Alex: The draft says, "We controlled the invoices and posted the actual numbers." Does that read right?

Ben: Not quite. "Controlled" sounds like governance; for routine checks say "reviewed," and by "actual" you probably mean "current."

Alex: Got it. I’ll write, "We reviewed the invoices and used the current figures as of 31 August."

Ben: Perfect. Also, don’t call the sales Provision a "provision"—that’s a liability under IFRS.

Alex: Right—"sales commission." And should we say the parent company has control or significant influence?

Ben: Control, since we hold 60% and can direct relevant activities; we’ll say we obtained control and consolidated the entity.

Exercises

Multiple Choice

1. In an investor presentation, you want to say the numbers are the most recent ones.
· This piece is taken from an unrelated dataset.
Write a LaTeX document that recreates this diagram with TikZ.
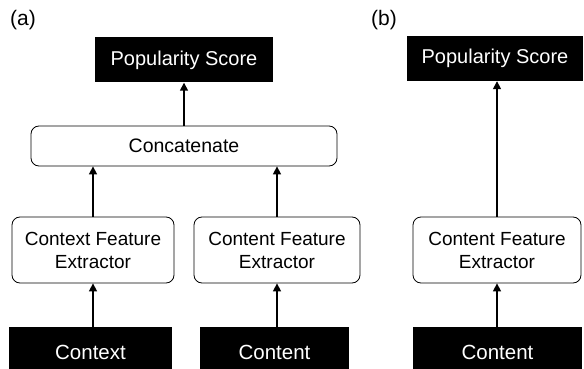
\documentclass[tikz,border=0pt]{standalone}
\usepackage{fontspec}
\setmainfont{Liberation Sans}
\usetikzlibrary{arrows.meta}
\begin{document}
\begin{tikzpicture}[x=1pt,y=-1pt,
  blackbox/.style={fill=black,text=white,inner sep=0pt,font=\fontsize{20.5}{22}\selectfont},
  roundbox/.style={draw=black,line width=0.8pt,fill=white,rounded corners=8pt,inner sep=0pt,align=center,font=\fontsize{19}{23}\selectfont},
  arr/.style={line width=1.5pt,-{Triangle[length=8pt,width=8pt]}},
  lbl/.style={font=\fontsize{21}{22}\selectfont,inner sep=0pt}]
\useasboundingbox (0,0) rectangle (584,369);
% (a)
\node[lbl] (la) at (23,20) {(a)};
\node[blackbox,minimum width=178pt,minimum height=45pt,font=\fontsize{20}{22}\selectfont] (psa) at (184,60) {Popularity Score};
\node[roundbox,minimum width=306pt,minimum height=40pt,font=\fontsize{19.5}{22}\selectfont] (cat) at (184,146) {Concatenate};
\node[roundbox,minimum width=162pt,minimum height=66pt] (cxfe) at (93,250) {Context Feature\\Extractor};
\node[roundbox,minimum width=166pt,minimum height=66pt] (cnfe) at (277,250) {Content Feature\\Extractor};
\node[blackbox,minimum width=163pt,minimum height=50pt] (cx) at (90.5,352) {Context};
\node[blackbox,minimum width=149pt,minimum height=50pt] (cn) at (274.5,352) {Content};
\draw[arr] (cat.north -| psa.south) -- (psa.south);
\draw[arr] (cxfe.north) -- (cxfe.north |- cat.south);
\draw[arr] (cnfe.north) -- (cnfe.north |- cat.south);
\draw[arr] (cx.north -| cxfe.south) -- (cxfe.south);
\draw[arr] (cn.north -| cnfe.south) -- (cnfe.south);
% (b)
\node[lbl] (lb) at (384,20) {(b)};
\node[blackbox,minimum width=176pt,minimum height=45pt,font=\fontsize{20}{22}\selectfont] (psb) at (495,58.5) {Popularity Score};
\node[roundbox,minimum width=168pt,minimum height=66pt] (cnfeb) at (497,250) {Content Feature\\Extractor};
\node[blackbox,minimum width=169pt,minimum height=50pt] (cnb) at (497.5,352) {Content};
\draw[arr] (cnfeb.north) -- (cnfeb.north |- psb.south);
\draw[arr] (cnb.north -| cnfeb.south) -- (cnfeb.south);
\end{tikzpicture}
\end{document}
Which phrase should you use?

  • the actual numbers
  • the current figures
  • the realized numbers
Show Answer & Explanation

Correct Answer: the current figures

Explanation: 'Actual' in finance contrasts realized vs. forecast (not 'current'). 'Current figures' correctly signals recency ('aktuell' in German). 'Realized' implies converted to cash or recognized gains/losses.

2. A German draft says: "We paid a provision to the sales agent." Which correction is best?

  • We paid a provision to the sales agent.
  • We recognized a provision for the sales agent.
  • We paid a commission to the sales agent.
Show Answer & Explanation

Correct Answer: We paid a commission to the sales agent.

Explanation: In German 'Provision' often means 'commission.' In English 'provision' is an IFRS liability estimate. Paying a commission correctly describes sales compensation; 'recognized a provision' would imply estimating a liability.

Fill in the Blanks

Under IFRS, the company decided to __ a provision for expected credit losses.

Show Answer & Explanation

Correct Answer: recognize

Explanation: Finance collocations use 'recognize a provision' (not 'make' or 'pay' when recording an estimated liability). 'Recognize' is the standard verb for accounting entries.

We will __ the invoices monthly to ensure amounts are correct (routine checking).

Show Answer & Explanation

Correct Answer: review

Explanation: For 'Kontrolle' meaning 'check,' English finance prefers verbs like 'review,' 'verify,' or 'inspect.' 'Control' would imply governance or internal-control design, which is incorrect here.

Error Correction

Incorrect: The team realized the new reporting process last quarter.

Show Correction & Explanation

Correct Sentence: The team implemented the new reporting process last quarter.

Explanation: 'Realize' in finance usually means to convert to cash or recognize a gain. For executing or accomplishing a process, 'implement' or 'execute' is correct; this avoids the false friend from German 'realisieren.'

Incorrect: Management said the information was sensible and could affect the stock price.

Show Correction & Explanation

Correct Sentence: Management said the information was sensitive and could affect the stock price.

Explanation: German 'sensibel' means 'sensitive.' In English 'sensible' means 'reasonable.' 'Sensitive information' is the correct collocation when implying market impact or confidentiality.